## Material
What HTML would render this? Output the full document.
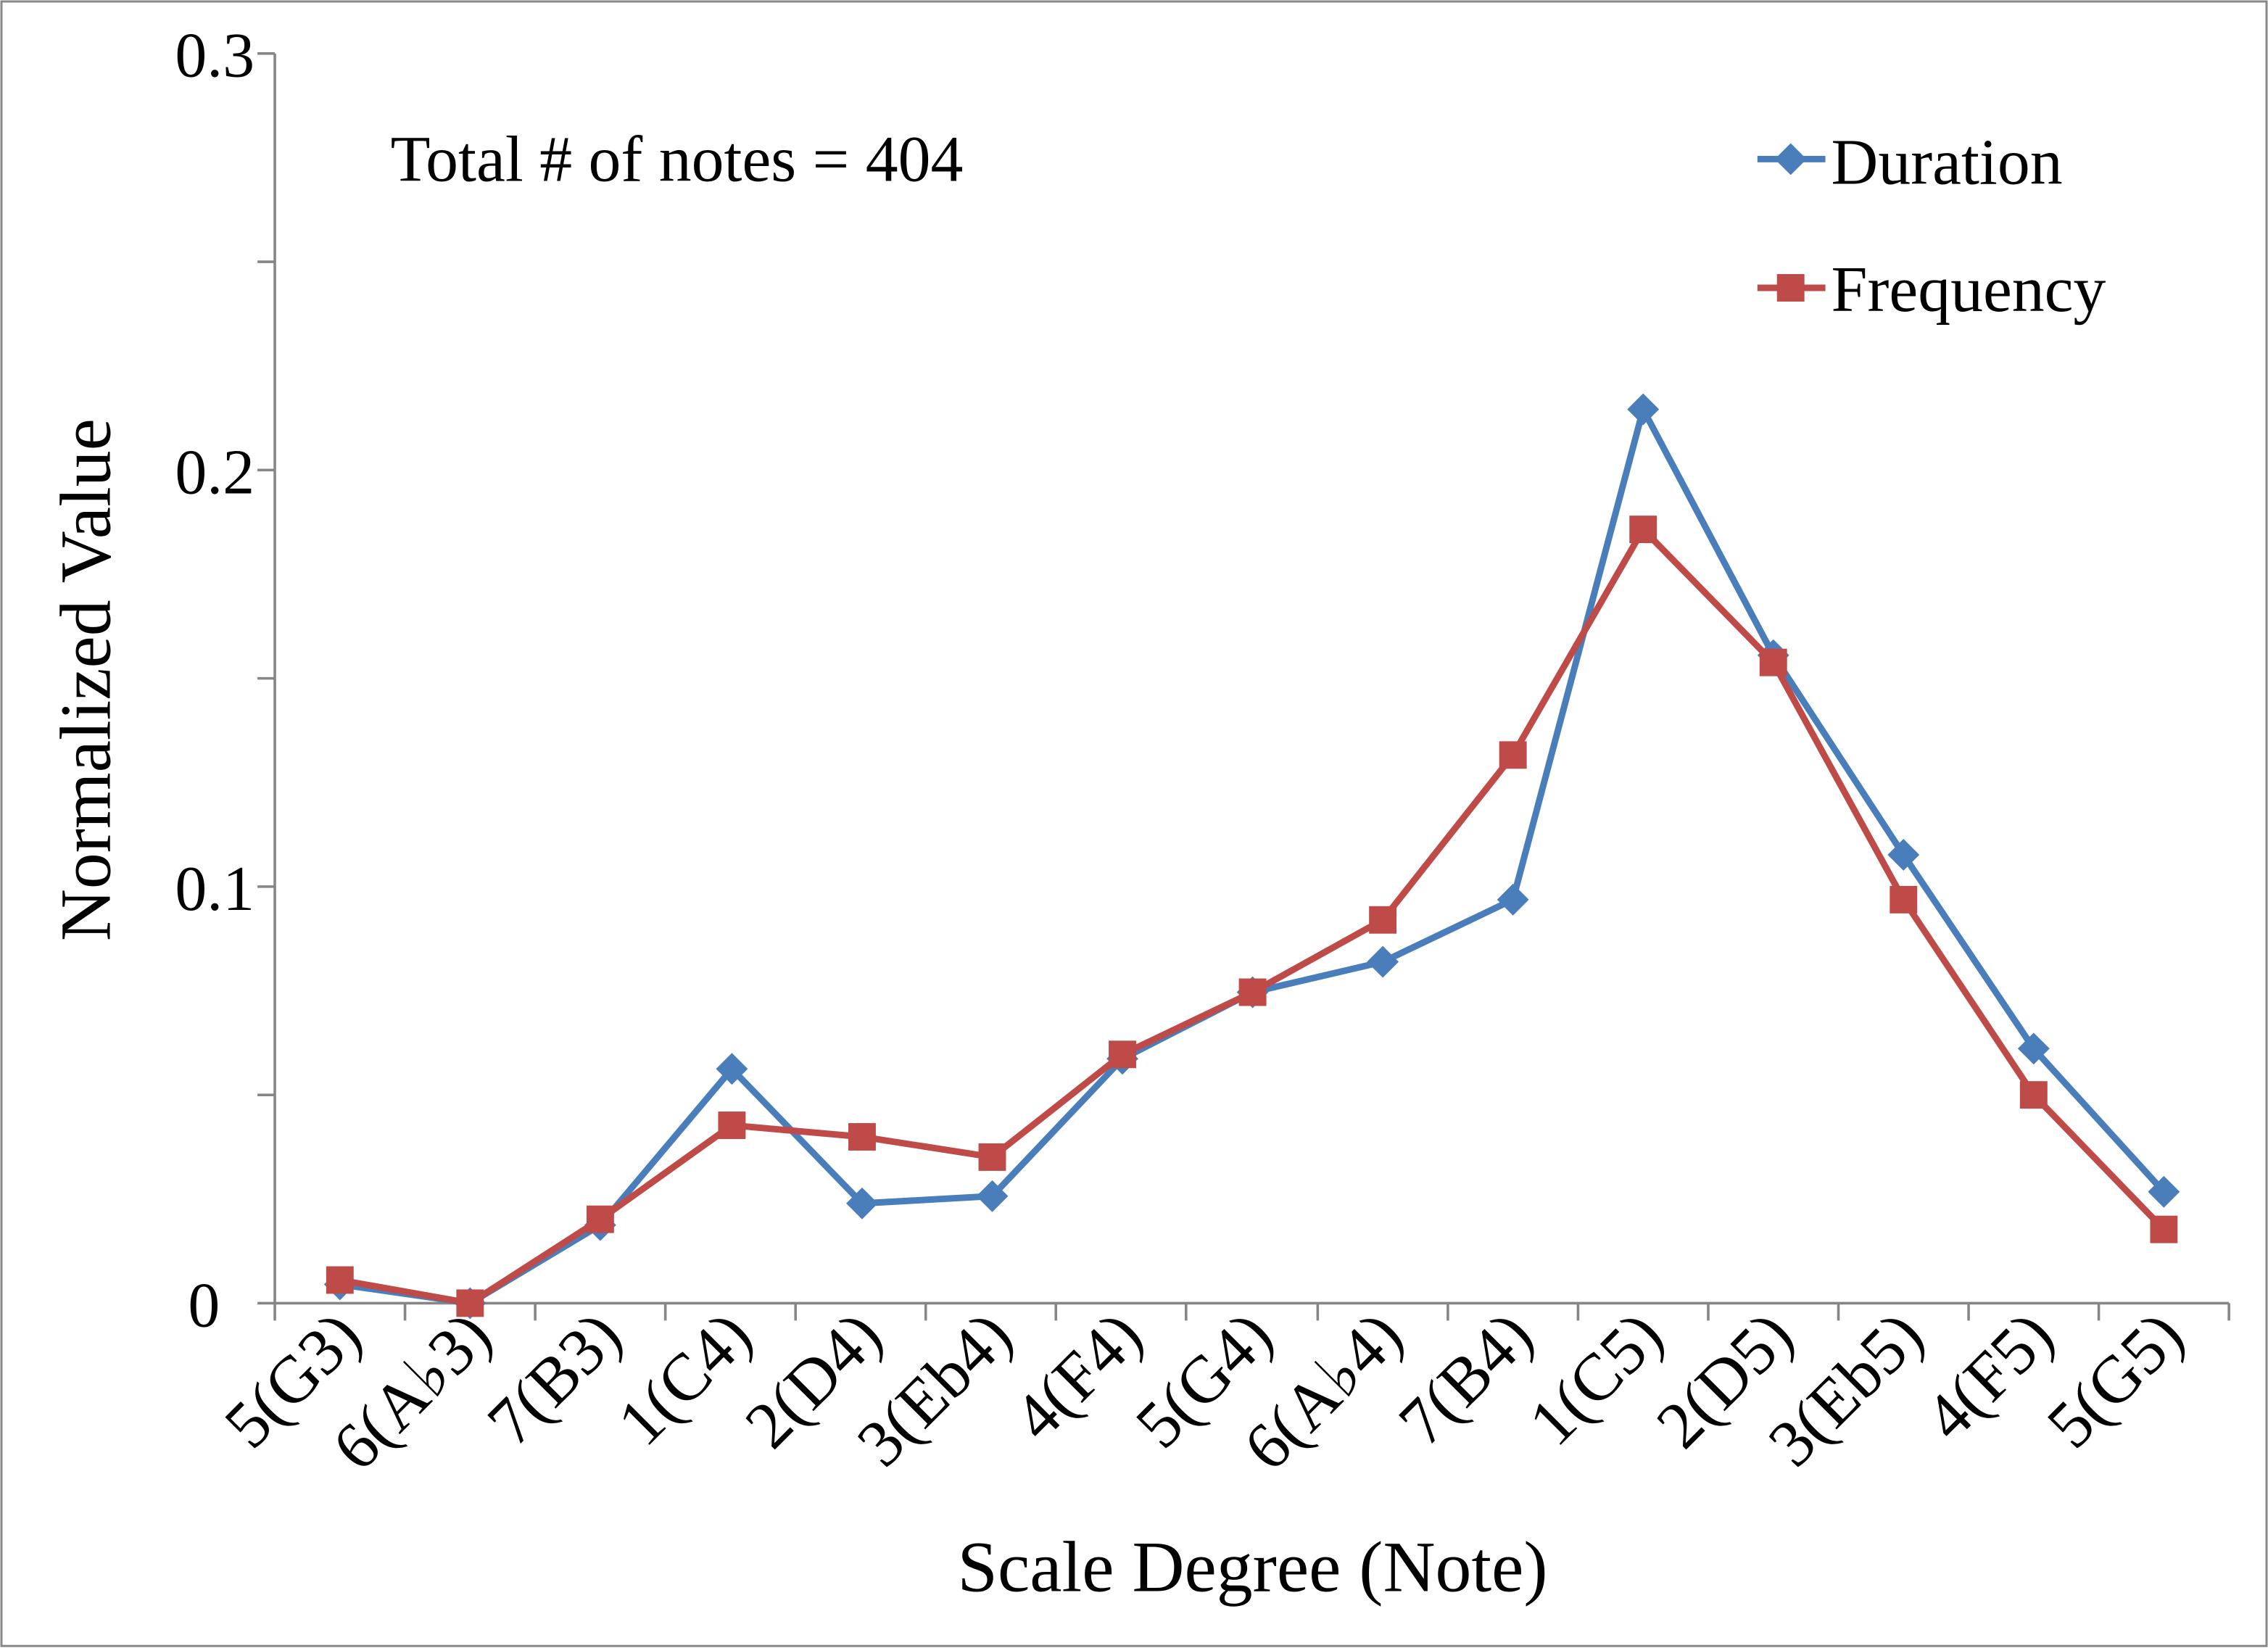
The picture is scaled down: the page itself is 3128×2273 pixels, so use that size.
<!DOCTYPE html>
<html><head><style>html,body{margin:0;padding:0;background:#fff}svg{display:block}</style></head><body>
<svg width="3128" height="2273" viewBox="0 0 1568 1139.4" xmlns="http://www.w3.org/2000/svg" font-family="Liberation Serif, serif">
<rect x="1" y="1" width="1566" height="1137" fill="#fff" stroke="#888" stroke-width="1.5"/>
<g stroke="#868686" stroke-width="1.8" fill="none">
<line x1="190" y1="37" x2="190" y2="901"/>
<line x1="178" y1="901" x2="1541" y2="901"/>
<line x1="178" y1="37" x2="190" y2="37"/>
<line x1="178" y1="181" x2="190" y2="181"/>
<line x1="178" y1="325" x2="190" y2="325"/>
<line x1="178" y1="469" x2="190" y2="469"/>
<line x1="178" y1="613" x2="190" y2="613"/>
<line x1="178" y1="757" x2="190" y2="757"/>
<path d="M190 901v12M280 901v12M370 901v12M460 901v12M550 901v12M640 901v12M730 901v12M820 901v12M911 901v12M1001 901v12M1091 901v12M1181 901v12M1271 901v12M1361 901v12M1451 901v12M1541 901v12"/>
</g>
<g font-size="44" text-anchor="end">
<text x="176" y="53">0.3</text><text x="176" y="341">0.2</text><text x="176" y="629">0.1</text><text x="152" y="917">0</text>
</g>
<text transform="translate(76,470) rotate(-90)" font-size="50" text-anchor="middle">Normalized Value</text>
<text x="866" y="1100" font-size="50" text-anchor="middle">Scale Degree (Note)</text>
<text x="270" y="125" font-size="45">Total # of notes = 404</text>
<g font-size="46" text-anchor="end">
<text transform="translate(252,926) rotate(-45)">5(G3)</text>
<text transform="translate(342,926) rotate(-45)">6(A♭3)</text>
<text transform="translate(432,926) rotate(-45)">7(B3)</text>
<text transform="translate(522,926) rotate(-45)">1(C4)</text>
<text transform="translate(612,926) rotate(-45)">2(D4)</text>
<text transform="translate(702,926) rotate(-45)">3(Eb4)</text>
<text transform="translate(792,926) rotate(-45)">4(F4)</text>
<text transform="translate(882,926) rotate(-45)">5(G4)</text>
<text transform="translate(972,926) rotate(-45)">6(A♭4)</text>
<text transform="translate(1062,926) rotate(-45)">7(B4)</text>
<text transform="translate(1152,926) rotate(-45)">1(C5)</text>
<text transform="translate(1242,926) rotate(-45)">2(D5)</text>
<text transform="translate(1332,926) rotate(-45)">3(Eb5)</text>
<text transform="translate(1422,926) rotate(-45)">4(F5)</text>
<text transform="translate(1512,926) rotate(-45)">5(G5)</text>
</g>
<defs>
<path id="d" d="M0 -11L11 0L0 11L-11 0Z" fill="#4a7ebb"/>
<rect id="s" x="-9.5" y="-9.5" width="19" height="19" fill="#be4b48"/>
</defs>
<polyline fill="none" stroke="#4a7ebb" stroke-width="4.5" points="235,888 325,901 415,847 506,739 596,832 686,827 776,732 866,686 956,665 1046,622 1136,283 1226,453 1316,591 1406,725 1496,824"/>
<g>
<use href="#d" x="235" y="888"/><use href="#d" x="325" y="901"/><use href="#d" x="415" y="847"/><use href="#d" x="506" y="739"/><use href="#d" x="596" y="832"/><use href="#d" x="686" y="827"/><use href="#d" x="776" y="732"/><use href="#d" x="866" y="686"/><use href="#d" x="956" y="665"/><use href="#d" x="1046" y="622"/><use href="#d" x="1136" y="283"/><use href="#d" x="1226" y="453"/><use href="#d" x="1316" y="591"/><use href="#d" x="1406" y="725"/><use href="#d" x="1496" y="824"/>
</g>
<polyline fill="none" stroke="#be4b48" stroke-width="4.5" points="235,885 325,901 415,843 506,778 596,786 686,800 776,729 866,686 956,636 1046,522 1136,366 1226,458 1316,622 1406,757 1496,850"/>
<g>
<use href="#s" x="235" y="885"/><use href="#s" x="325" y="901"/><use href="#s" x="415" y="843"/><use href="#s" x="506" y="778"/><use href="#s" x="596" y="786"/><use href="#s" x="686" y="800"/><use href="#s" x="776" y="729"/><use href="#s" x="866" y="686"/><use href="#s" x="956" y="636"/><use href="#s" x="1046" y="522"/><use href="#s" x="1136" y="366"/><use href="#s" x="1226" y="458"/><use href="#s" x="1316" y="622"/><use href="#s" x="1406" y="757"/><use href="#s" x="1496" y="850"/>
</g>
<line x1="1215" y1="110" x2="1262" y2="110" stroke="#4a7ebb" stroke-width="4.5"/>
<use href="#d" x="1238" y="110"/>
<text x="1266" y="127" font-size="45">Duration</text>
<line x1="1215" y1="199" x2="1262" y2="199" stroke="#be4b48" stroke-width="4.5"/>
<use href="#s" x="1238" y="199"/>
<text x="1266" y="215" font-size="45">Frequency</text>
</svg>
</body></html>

## Exercise brief
The data above needs to be retyped exactly, with the images left out.

## Result of this exercise
What HTML would render this? Output the full document.
The picture is scaled down: the page itself is 3128×2273 pixels, so use that size.
<!DOCTYPE html>
<html><head><style>html,body{margin:0;padding:0;background:#fff}svg{display:block}</style></head><body>
<svg width="3128" height="2273" viewBox="0 0 1568 1139.4" xmlns="http://www.w3.org/2000/svg" font-family="Liberation Serif, serif">
<rect x="1" y="1" width="1566" height="1137" fill="#fff" stroke="#888" stroke-width="1.5"/>
<g stroke="#868686" stroke-width="1.8" fill="none">
<line x1="190" y1="37" x2="190" y2="901"/>
<line x1="178" y1="901" x2="1541" y2="901"/>
<line x1="178" y1="37" x2="190" y2="37"/>
<line x1="178" y1="181" x2="190" y2="181"/>
<line x1="178" y1="325" x2="190" y2="325"/>
<line x1="178" y1="469" x2="190" y2="469"/>
<line x1="178" y1="613" x2="190" y2="613"/>
<line x1="178" y1="757" x2="190" y2="757"/>
<path d="M190 901v12M280 901v12M370 901v12M460 901v12M550 901v12M640 901v12M730 901v12M820 901v12M911 901v12M1001 901v12M1091 901v12M1181 901v12M1271 901v12M1361 901v12M1451 901v12M1541 901v12"/>
</g>
<g font-size="44" text-anchor="end">
<text x="176" y="53">0.3</text><text x="176" y="341">0.2</text><text x="176" y="629">0.1</text><text x="152" y="917">0</text>
</g>
<text transform="translate(76,470) rotate(-90)" font-size="50" text-anchor="middle">Normalized Value</text>
<text x="866" y="1100" font-size="50" text-anchor="middle">Scale Degree (Note)</text>
<text x="270" y="125" font-size="45">Total # of notes = 404</text>
<g font-size="46" text-anchor="end">
<text transform="translate(252,926) rotate(-45)">5(G3)</text>
<text transform="translate(342,926) rotate(-45)">6(A♭3)</text>
<text transform="translate(432,926) rotate(-45)">7(B3)</text>
<text transform="translate(522,926) rotate(-45)">1(C4)</text>
<text transform="translate(612,926) rotate(-45)">2(D4)</text>
<text transform="translate(702,926) rotate(-45)">3(Eb4)</text>
<text transform="translate(792,926) rotate(-45)">4(F4)</text>
<text transform="translate(882,926) rotate(-45)">5(G4)</text>
<text transform="translate(972,926) rotate(-45)">6(A♭4)</text>
<text transform="translate(1062,926) rotate(-45)">7(B4)</text>
<text transform="translate(1152,926) rotate(-45)">1(C5)</text>
<text transform="translate(1242,926) rotate(-45)">2(D5)</text>
<text transform="translate(1332,926) rotate(-45)">3(Eb5)</text>
<text transform="translate(1422,926) rotate(-45)">4(F5)</text>
<text transform="translate(1512,926) rotate(-45)">5(G5)</text>
</g>
<defs>
<path id="d" d="M0 -11L11 0L0 11L-11 0Z" fill="#4a7ebb"/>
<rect id="s" x="-9.5" y="-9.5" width="19" height="19" fill="#be4b48"/>
</defs>
<polyline fill="none" stroke="#4a7ebb" stroke-width="4.5" points="235,888 325,901 415,847 506,739 596,832 686,827 776,732 866,686 956,665 1046,622 1136,283 1226,453 1316,591 1406,725 1496,824"/>
<g>
<use href="#d" x="235" y="888"/><use href="#d" x="325" y="901"/><use href="#d" x="415" y="847"/><use href="#d" x="506" y="739"/><use href="#d" x="596" y="832"/><use href="#d" x="686" y="827"/><use href="#d" x="776" y="732"/><use href="#d" x="866" y="686"/><use href="#d" x="956" y="665"/><use href="#d" x="1046" y="622"/><use href="#d" x="1136" y="283"/><use href="#d" x="1226" y="453"/><use href="#d" x="1316" y="591"/><use href="#d" x="1406" y="725"/><use href="#d" x="1496" y="824"/>
</g>
<polyline fill="none" stroke="#be4b48" stroke-width="4.5" points="235,885 325,901 415,843 506,778 596,786 686,800 776,729 866,686 956,636 1046,522 1136,366 1226,458 1316,622 1406,757 1496,850"/>
<g>
<use href="#s" x="235" y="885"/><use href="#s" x="325" y="901"/><use href="#s" x="415" y="843"/><use href="#s" x="506" y="778"/><use href="#s" x="596" y="786"/><use href="#s" x="686" y="800"/><use href="#s" x="776" y="729"/><use href="#s" x="866" y="686"/><use href="#s" x="956" y="636"/><use href="#s" x="1046" y="522"/><use href="#s" x="1136" y="366"/><use href="#s" x="1226" y="458"/><use href="#s" x="1316" y="622"/><use href="#s" x="1406" y="757"/><use href="#s" x="1496" y="850"/>
</g>
<line x1="1215" y1="110" x2="1262" y2="110" stroke="#4a7ebb" stroke-width="4.5"/>
<use href="#d" x="1238" y="110"/>
<text x="1266" y="127" font-size="45">Duration</text>
<line x1="1215" y1="199" x2="1262" y2="199" stroke="#be4b48" stroke-width="4.5"/>
<use href="#s" x="1238" y="199"/>
<text x="1266" y="215" font-size="45">Frequency</text>
</svg>
</body></html>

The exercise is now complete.